* Roberto Romano é professor titular de Ética e Filosofia Política da Unicamp. Escreve quinzenalmente.
O Brasil, dizem alguns, tem instituições democráticas garantidas. Elas, repetem as mesmas vozes, funcionam em plena normalidade. Atrapalho o foguetório e afirmo que estamos longe da norma na ordem democrática. Basta pensar nos bilhões subtraídos dos cofres públicos. A Petrobras é uma empresa estatal a mais no rol dos roubos cometidos por lobistas e políticos. O dinheiro foi usado em campanhas políticas. As contas partidárias receberam aprovação da justiça eleitoral. O "normal" seria o controle rigoroso que não abençoasse números espúrios, marcas do submundo que Norberto Bobbio chama de "anti-Estado".
Se for lida a Constituição, ela manda ser o exercício dos cargos, nos três poderes, impessoal. Como aceitar que o presidente da Câmara dos Deputados "rompa pessoalmente" com o Executivo e ofenda o Judiciário? Fatos mostram à saciedade o quanto é anômalo o funcionamento de nossas estruturas políticas. Basta pensar nas esdrúxulas coalizões partidárias, nos apadrinhamentos para cargos "de confiança", na indignação de quem paga impostos, na ruína da fé pública. A normalidade alardeada indica que a prática desmente o idioma do encantamento publicitário, feito para enganar os incautos que ainda restam na vida pública.

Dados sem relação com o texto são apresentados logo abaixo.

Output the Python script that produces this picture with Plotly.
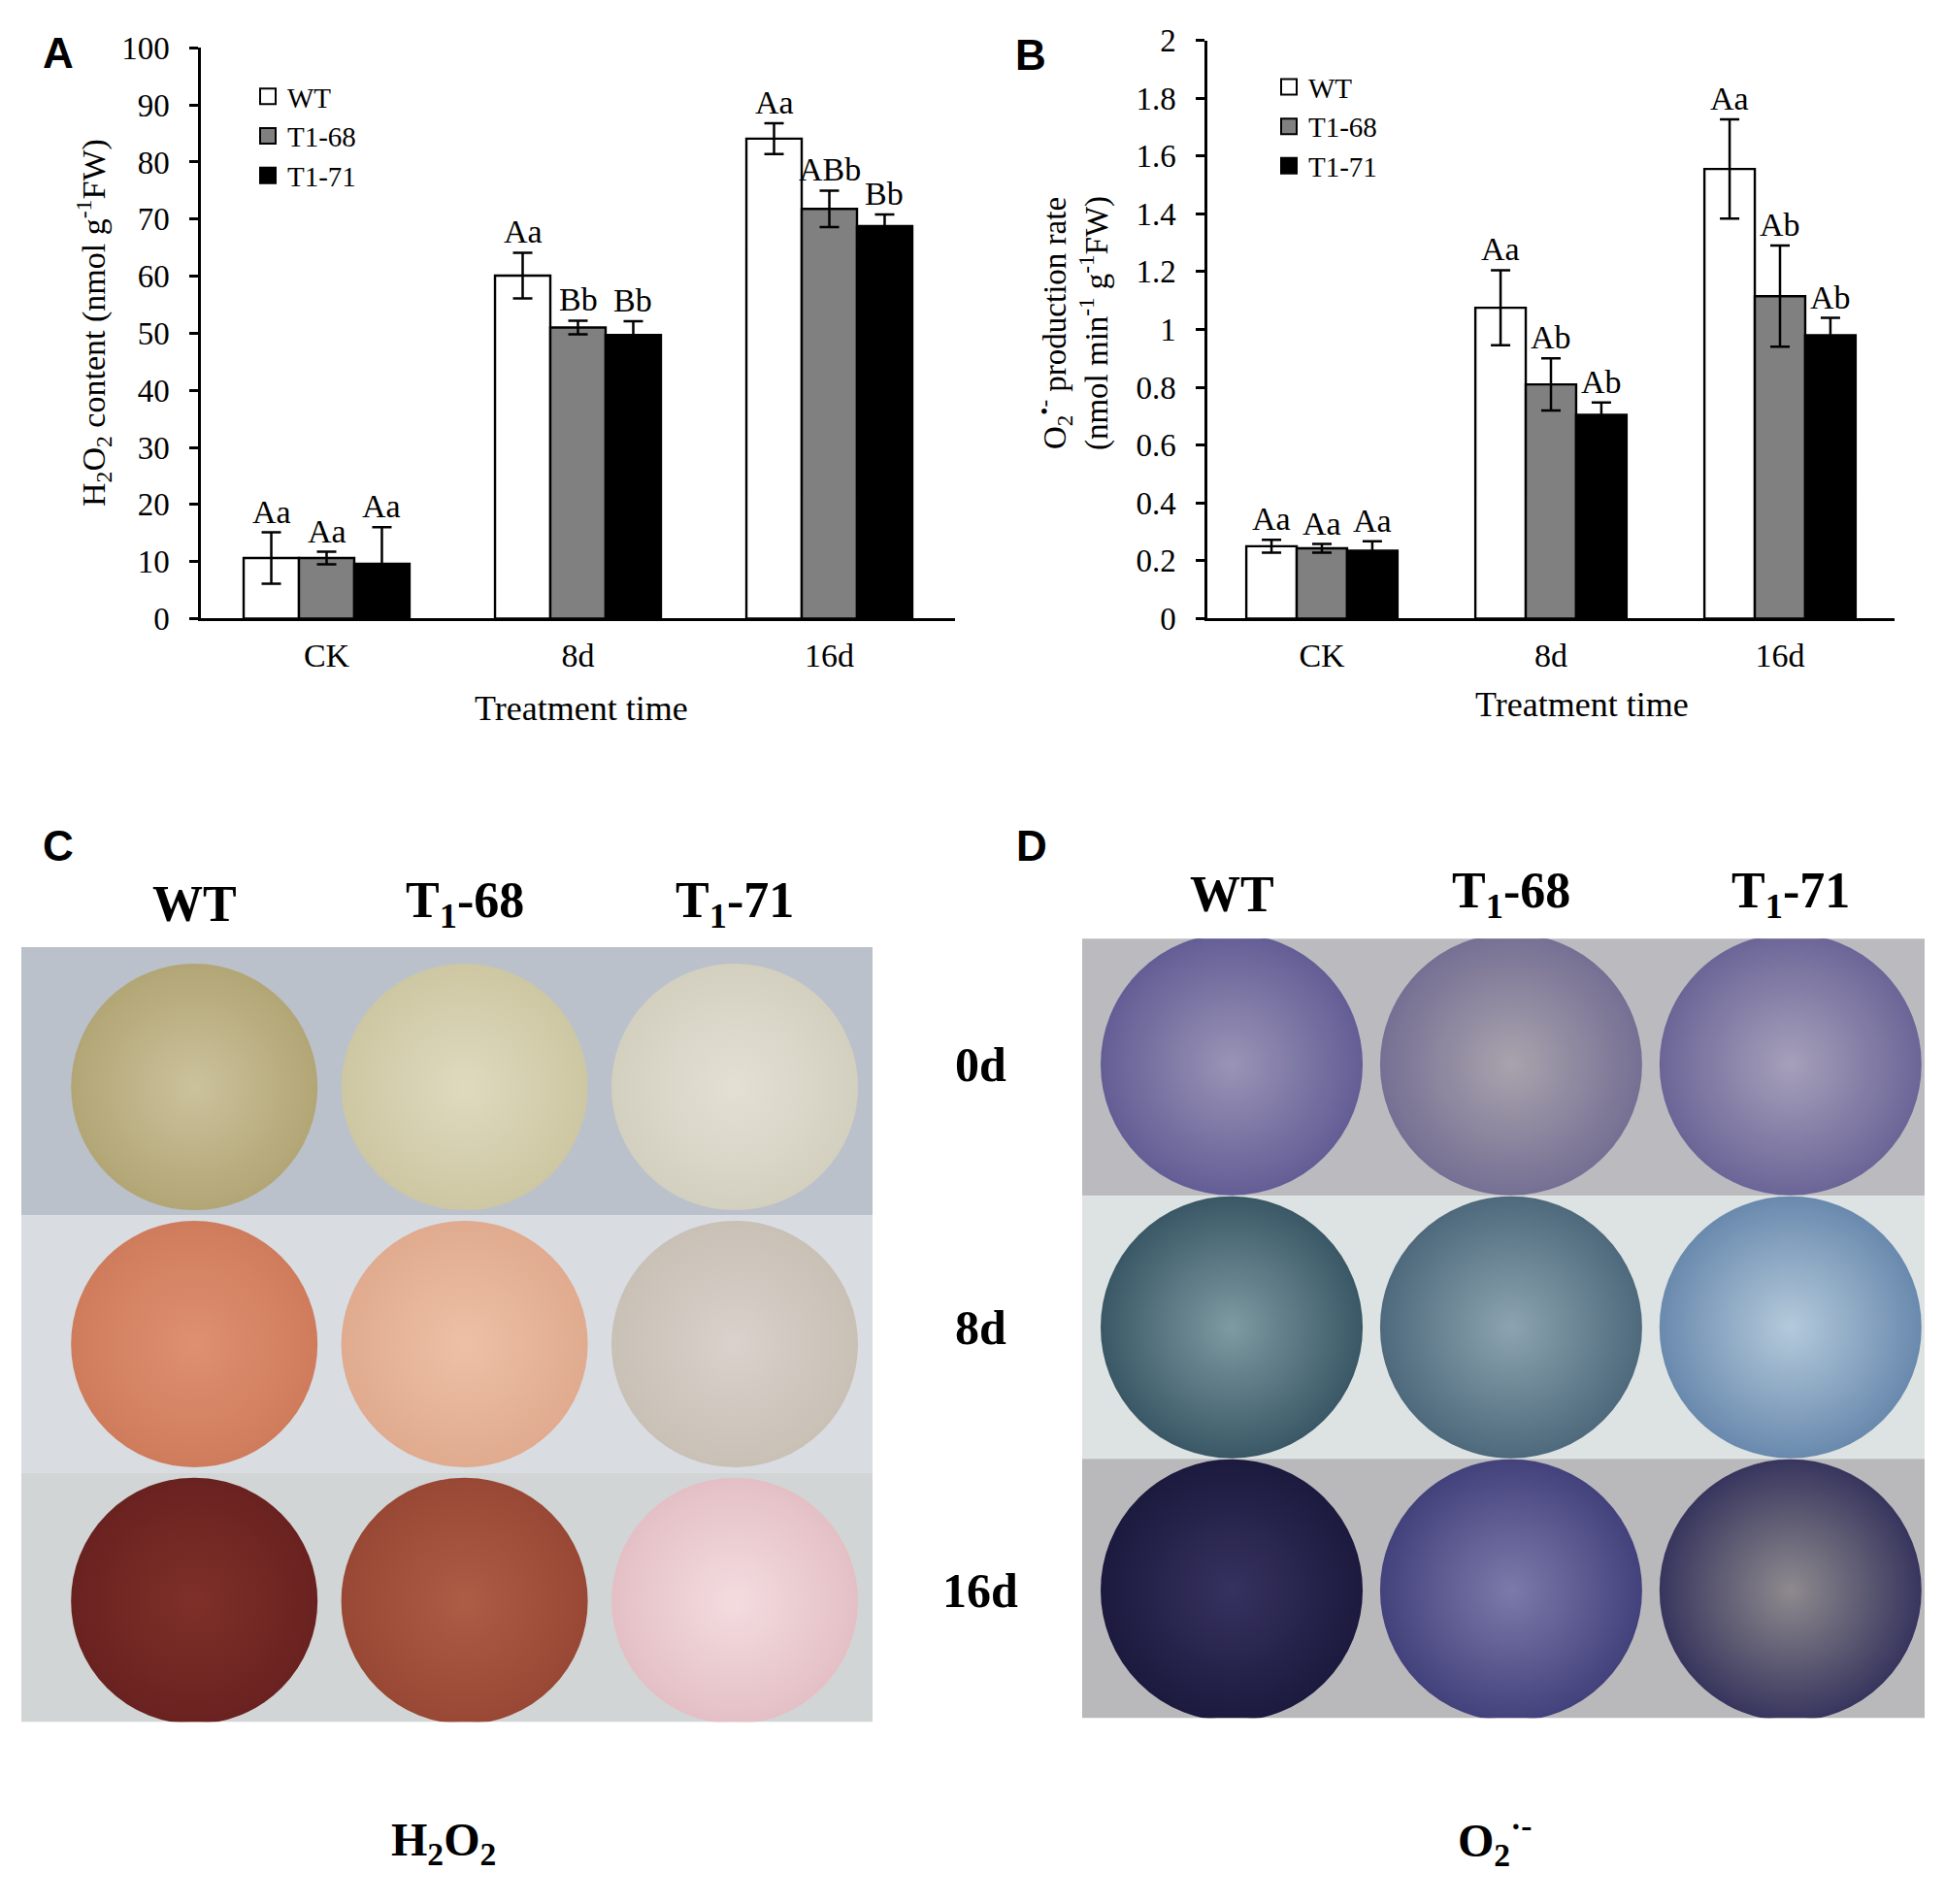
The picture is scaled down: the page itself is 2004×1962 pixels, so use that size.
import plotly.graph_objects as go

W, H = 2004, 1962
SERIF = "Liberation Serif"
SANS = "Liberation Sans"

# ---------------- data ----------------
categories = ["CK", "8d", "16d"]
genotypes = ["WT", "T1-68", "T1-71"]
bar_colors = ["#ffffff", "#808080", "#000000"]

# Panel A: H2O2 content (nmol g-1 FW)
h2o2_mean = {
    "WT": [10.6, 60.1, 84.1],
    "T1-68": [10.6, 51.0, 71.8],
    "T1-71": [9.6, 49.7, 68.8],
}
h2o2_err = {
    "WT": [4.5, 4.0, 2.7],
    "T1-68": [1.1, 1.2, 3.2],
    "T1-71": [6.4, 2.4, 2.0],
}
h2o2_letters = {
    "WT": ["Aa", "Aa", "Aa"],
    "T1-68": ["Aa", "Bb", "ABb"],
    "T1-71": ["Aa", "Bb", "Bb"],
}

# Panel B: O2.- production rate (nmol min-1 g-1 FW)
o2_mean = {
    "WT": [0.250, 1.075, 1.555],
    "T1-68": [0.243, 0.810, 1.115],
    "T1-71": [0.235, 0.705, 0.980],
}
o2_err = {
    "WT": [0.022, 0.130, 0.172],
    "T1-68": [0.015, 0.090, 0.175],
    "T1-71": [0.032, 0.042, 0.060],
}
o2_letters = {
    "WT": ["Aa", "Aa", "Aa"],
    "T1-68": ["Aa", "Ab", "Ab"],
    "T1-71": ["Aa", "Ab", "Ab"],
}

# Panels C / D: stained leaf discs (rows = days, cols = genotypes)
days = ["0d", "8d", "16d"]
disc_headers = ["WT", "T<sub>1</sub>-68", "T<sub>1</sub>-71"]
dab_edge = [["#b3a676", "#cdc7a3", "#d4d0c0"],
            ["#cf7c5c", "#e0ab8f", "#c9c0b6"],
            ["#6a2220", "#984834", "#e4c0c6"]]
dab_center = [["#cbc19c", "#dfdabf", "#e3dfd4"],
              ["#de9070", "#edc0a6", "#d9d1cb"],
              ["#7e3028", "#ad5c46", "#f3dcdf"]]
nbt_edge = [["#645e96", "#767094", "#6c6698"],
            ["#3a5866", "#4e6a7c", "#6a8aae"],
            ["#1c1a3e", "#44427c", "#38365e"]]
nbt_center = [["#9a94b6", "#a9a3ad", "#a6a0ba"],
              ["#7e9aa2", "#8ca4b0", "#b4cadb"],
              ["#363260", "#7c7aaa", "#8e8a8e"]]
strip_c = ["#bac1cb", "#d9dde2", "#d2d5d5"]
strip_d = ["#bbbbbf", "#dde2e2", "#b9b9bc"]


def px_x(p):
    return p / W


def px_y(p):
    return 1 - p / H


fig = go.Figure()

bargap = 0.34
bw = (1 - bargap) / 3
letter_notes = []


def add_bar_panel(means, errs, letters, xa, ya, legend):
    for k, g in enumerate(genotypes):
        fig.add_trace(go.Bar(
            x=[0, 1, 2], y=means[g], name=g, xaxis=xa, yaxis=ya,
            marker=dict(color=bar_colors[k], line=dict(color="black", width=2.4)),
            error_y=dict(type="data", array=errs[g], visible=True,
                         color="black", thickness=2.5, width=10),
            showlegend=False,
        ))
        for i in range(3):
            letter_notes.append(dict(
                text=letters[g][i], x=i + (k - 1) * bw, y=means[g][i] + errs[g][i],
                xref=xa, yref=ya, showarrow=False, xanchor="center",
                yanchor="bottom", yshift=1,
                font=dict(family=SERIF, size=34, color="black")))
        fig.add_trace(go.Scatter(
            x=[None], y=[None], mode="markers", name=g, xaxis=xa, yaxis=ya,
            marker=dict(symbol="square", size=16, color=bar_colors[k],
                        line=dict(color="black", width=2)),
            legend=legend, showlegend=True,
        ))


add_bar_panel(h2o2_mean, h2o2_err, h2o2_letters, "x", "y", "legend")
add_bar_panel(o2_mean, o2_err, o2_letters, "x2", "y2", "legend2")


def add_discs(edge, center, xa, ya, size):
    xs, ys, ce, cc = [], [], [], []
    for r in range(3):
        for c in range(3):
            xs.append(c)
            ys.append(r)
            ce.append(edge[r][c])
            cc.append(center[r][c])
    fig.add_trace(go.Scatter(
        x=xs, y=ys, mode="markers", xaxis=xa, yaxis=ya, showlegend=False,
        hoverinfo="skip",
        marker=dict(symbol="circle", size=size, color=ce,
                    gradient=dict(type="radial", color=cc),
                    line=dict(color=ce, width=2)),
    ))


add_discs(dab_edge, dab_center, "x3", "y3", 252)
add_discs(nbt_edge, nbt_center, "x4", "y4", 268)

axis_common = dict(showline=True, linecolor="black", linewidth=2.5,
                   showgrid=False, zeroline=False, mirror=False)
tickfont = dict(family=SERIF, size=33, color="black")
xtickfont = dict(family=SERIF, size=34, color="black")

fig.update_layout(
    width=W, height=H, margin=dict(l=0, r=0, t=0, b=0),
    paper_bgcolor="white", plot_bgcolor="white",
    barmode="group", bargap=bargap, bargroupgap=0,
    font=dict(family=SERIF, color="black"),
    xaxis=dict(domain=[px_x(207), px_x(984)], range=[-0.5, 2.5],
               tickvals=[0, 1, 2], ticktext=categories, ticks="",
               tickfont=xtickfont, ticklabelstandoff=6, anchor="y",
               **axis_common),
    yaxis=dict(domain=[px_y(632), px_y(33)], range=[0, 100], dtick=10,
               ticks="outside", ticklen=9, tickwidth=2.5, tickcolor="black",
               tickfont=tickfont, ticklabelstandoff=14, anchor="x",
               **axis_common),
    xaxis2=dict(domain=[px_x(1244), px_x(1952)], range=[-0.5, 2.5],
                tickvals=[0, 1, 2], ticktext=categories, ticks="",
                tickfont=xtickfont, ticklabelstandoff=6, anchor="y2",
                **axis_common),
    yaxis2=dict(domain=[px_y(632), px_y(25)], range=[0, 2], dtick=0.2,
                ticks="outside", ticklen=9, tickwidth=2.5, tickcolor="black",
                tickfont=tickfont, ticklabelstandoff=14, anchor="x2",
                **axis_common),
    xaxis3=dict(domain=[px_x(22), px_x(899)], range=[-0.64, 2.51],
                visible=False, anchor="y3"),
    yaxis3=dict(domain=[px_y(1790), px_y(977)], range=[2.47, -0.544],
                visible=False, anchor="x3"),
    xaxis4=dict(domain=[px_x(1115), px_x(1983)], range=[-0.535, 2.48],
                visible=False, anchor="y4"),
    yaxis4=dict(domain=[px_y(1786), px_y(968)], range=[2.485, -0.478],
                visible=False, anchor="x4"),
    legend=dict(x=px_x(256), y=px_y(58), xanchor="left", yanchor="top",
                font=dict(family=SERIF, size=29, color="black"),
                bgcolor="rgba(0,0,0,0)", tracegroupgap=0, itemwidth=30),
    legend2=dict(x=px_x(1308), y=px_y(48), xanchor="left", yanchor="top",
                 font=dict(family=SERIF, size=29, color="black"),
                 bgcolor="rgba(0,0,0,0)", tracegroupgap=0, itemwidth=30),
)

# photo background strips
shapes = []
for i, col in enumerate(strip_c):
    shapes.append(dict(type="rect", xref="x3 domain", yref="y3",
                       x0=0, x1=1, y0=i - 0.5 if i else -0.6,
                       y1=i + 0.5 if i < 2 else 2.6,
                       fillcolor=col, line=dict(width=0), layer="below"))
for i, col in enumerate(strip_d):
    shapes.append(dict(type="rect", xref="x4 domain", yref="y4",
                       x0=0, x1=1, y0=i - 0.5 if i else -0.6,
                       y1=i + 0.5 if i < 2 else 2.6,
                       fillcolor=col, line=dict(width=0), layer="below"))
fig.update_layout(shapes=shapes)


def note(text, x, y, size, family=SERIF, xref="paper", yref="paper", angle=0):
    return dict(text=text, x=x, y=y, xref=xref, yref=yref, showarrow=False,
                xanchor="center", yanchor="middle", textangle=angle,
                font=dict(family=family, size=size, color="black"))


ann = list(letter_notes)
# panel letters
for lab, x, y in [("A", 60, 38), ("B", 1062, 40), ("C", 60, 870), ("D", 1063, 870)]:
    ann.append(note("<b>%s</b>" % lab, px_x(x), px_y(y), 44, family=SANS))
# axis titles
ann.append(note("H<sub>2</sub>O<sub>2</sub> content (nmol g<sup>-1</sup>FW)",
                px_x(96), px_y(322), 34, angle=-90))
ann.append(note("O<sub>2</sub><sup>•-</sup> production rate<br>(nmol min<sup>-1</sup> g<sup>-1</sup>FW)",
                px_x(1106), px_y(322), 33, angle=-90))
ann.append(note("Treatment time", px_x(599), px_y(726), 36))
ann.append(note("Treatment time", px_x(1630), px_y(722), 36))
# disc headers
for c, hdr in enumerate(disc_headers):
    ann.append(note("<b>%s</b>" % hdr, c, px_y(932), 52, xref="x3"))
    ann.append(note("<b>%s</b>" % hdr, c, px_y(921), 52, xref="x4"))
for r, d in enumerate(days):
    ann.append(note("<b>%s</b>" % d, px_x(1010), r, 50, yref="y4"))
ann.append(note("<b>H<sub>2</sub>O<sub>2</sub></b>", px_x(457), px_y(1917), 48))
ann.append(note("<b>O<sub>2</sub><sup>·-</sup></b>", px_x(1540), px_y(1915), 48))
fig.update_layout(annotations=ann)

fig.write_html("out.html", config={"displayModeBar": False},
               post_script="document.body.style.margin='0px';")
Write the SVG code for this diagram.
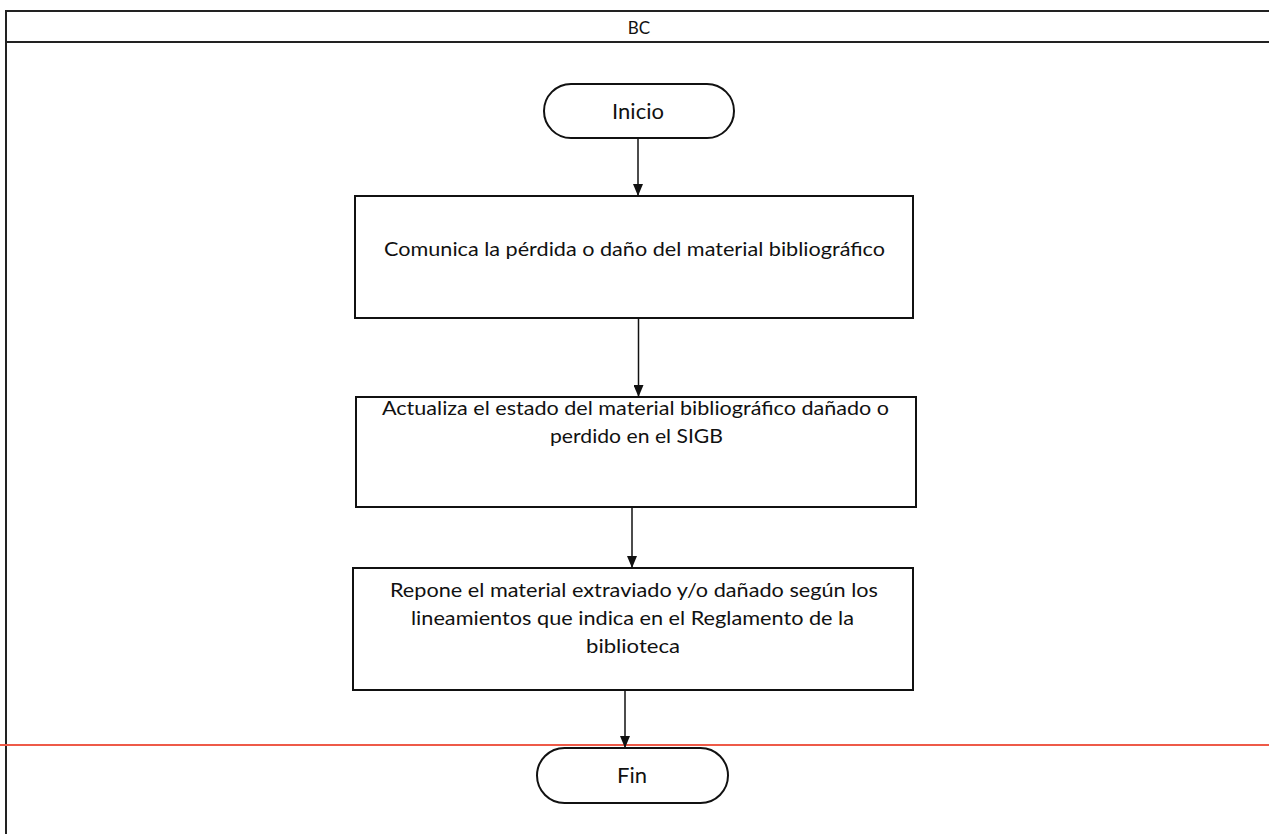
<svg xmlns="http://www.w3.org/2000/svg" width="1269" height="834" viewBox="0 0 1269 834">
<style>
.frame{fill:none;stroke:#222;stroke-width:2}
.node{fill:#fff;stroke:#111;stroke-width:2}
.lbl{font-family:Lato,"Open Sans","Liberation Sans",sans-serif;font-size:20px;fill:#111;text-anchor:middle}
.term{font-size:22px}
.conn{fill:none;stroke:#111;stroke-width:1.5;marker-end:url(#arr)}
</style>
<defs>
<marker id="arr" viewBox="0 0 12 10" refX="12" refY="5" markerWidth="12" markerHeight="10" markerUnits="userSpaceOnUse" orient="auto">
<path d="M0,0 L12,5 L0,10 Z" fill="#111"/>
</marker>
</defs>
<rect width="1269" height="834" fill="#fff"/>
<g id="lane">
<line class="frame" x1="6" y1="11" x2="1269" y2="11"/>
<line class="frame" x1="6" y1="42" x2="1269" y2="42"/>
<line class="frame" x1="6" y1="10" x2="6" y2="834"/>
<text class="lbl" x="639" y="34" style="font-size:17px">BC</text>
<line x1="0" y1="745" x2="1269" y2="745" stroke="#ee5a48" stroke-width="2"/>
</g>
<g id="inicio">
<rect class="node" x="544" y="84" width="190" height="54" rx="27" ry="27"/>
<text class="lbl term" x="638" y="119">Inicio</text>
</g>
<g id="comunica">
<rect class="node" x="355" y="196" width="558" height="122"/>
<text class="lbl" x="634.5" y="256" textLength="501" lengthAdjust="spacingAndGlyphs">Comunica la pérdida o daño del material bibliográfico</text>
</g>
<g id="actualiza">
<rect class="node" x="356" y="397" width="560" height="110"/>
<text class="lbl" x="635.5" y="415" textLength="507" lengthAdjust="spacingAndGlyphs">Actualiza el estado del material bibliográfico dañado o</text>
<text class="lbl" x="636.5" y="443" textLength="173" lengthAdjust="spacingAndGlyphs">perdido en el SIGB</text>
</g>
<g id="repone">
<rect class="node" x="353" y="568" width="560" height="122"/>
<text class="lbl" x="634" y="597" textLength="488" lengthAdjust="spacingAndGlyphs">Repone el material extraviado y/o dañado según los</text>
<text class="lbl" x="632.5" y="625" textLength="443" lengthAdjust="spacingAndGlyphs">lineamientos que indica en el Reglamento de la</text>
<text class="lbl" x="633" y="653" textLength="94" lengthAdjust="spacingAndGlyphs">biblioteca</text>
</g>
<g id="fin">
<rect class="node" x="537" y="748" width="191" height="55" rx="27.5" ry="27.5"/>
<text class="lbl term" x="632" y="783">Fin</text>
</g>
<g id="connectors">
<path class="conn" d="M638,139 V196"/>
<path class="conn" d="M638.5,319 V397"/>
<path class="conn" d="M632,508 V568"/>
<path class="conn" d="M625,691 V748"/>
</g>
</svg>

Tais mentiras piedosas me fazem recordar uma história do século 17 mas atualíssima, dados os aproveitadores da crendice geral. A narrativa é de Gabriel Naudé, pensador importante sob Richelieu e Mazarino - cardeais astutos, verdadeiros ditadores truculentos e impiedosos -, homens que moldaram o Estado moderno. Naudé usa a religião, mas desconfia das batotas encenadas pelo clero para engambelar as massas. Com base na política religiosa, ele publica o clássico Considerações Políticas Sobre o Golpe de Estado (1640).
Diz ele que encontrou certo dia o padre Melchior Inchofer, jesuíta que escreveu o livro intitulado Veritas Vindicata ("A Verdade Defendida"). Vários panfletos da época traziam tal título, dada a discórdia na Igreja Católica e a guerra de religião que atingia a fé mística e a confiança pública, arruinando reputações de intelectuais.
Pois bem, o bom padre Inchofer defendia a veracidade de uma carta remetida diretamente pela Virgem Maria às pessoas da Sicília. Naudé apresentou ao padre razões pelas quais a missivista não poderia ser a mãe de Jesus. E ficou espantado (ou fingiu espanto) quando o autor declarou saber perfeitamente que se tratava de uma fraude. Mas escrevera assim mesmo o texto "para agradar e obedecer os superiores que lhe haviam mandado fazer tal coisa e, ademais, ele nada acreditava de tudo o que estava contido na referida carta". Medita Naudé : "Eis como se espalham no mundo os erros e os abusos; eis como os espíritos simples são enganados todos os dias". Quantos intelectuais de hoje, ao se tornarem militantes, escrevem ao modo do padre Melchior!
O nome completo do livro escrito por Maquiavel, perdão, pelo jesuíta, é o seguinte: Epistolae B. Virginis Mariae ad Messanenses Veritas Vindicata (Messina, J. Matarozii Ed., 1619). Outra informação valiosa: o padre embusteiro é membro da Comissão que examina o Diálogo Sobre os Dois Sistemas do Mundo, de Galileu. Ele justifica a condenação do pensador e de seu livro num opúsculo intitulado Tractatus Syllepticus (1633). Mentira em dose dupla, no caso da Virgem e da ciência. Numa instituição milenar que cometera tantas fraudes - a Doação de Constantino foi uma delas - o engodo a mais seria "normal".
Termino: as falas sobre a "normalidade institucional" no Brasil são tão verazes quanto a carta da Virgem aos sicilianos. Entre a fé pura e a mistificação, não raro, a distância é pequena. Cabe à prudência julgar e bem agir.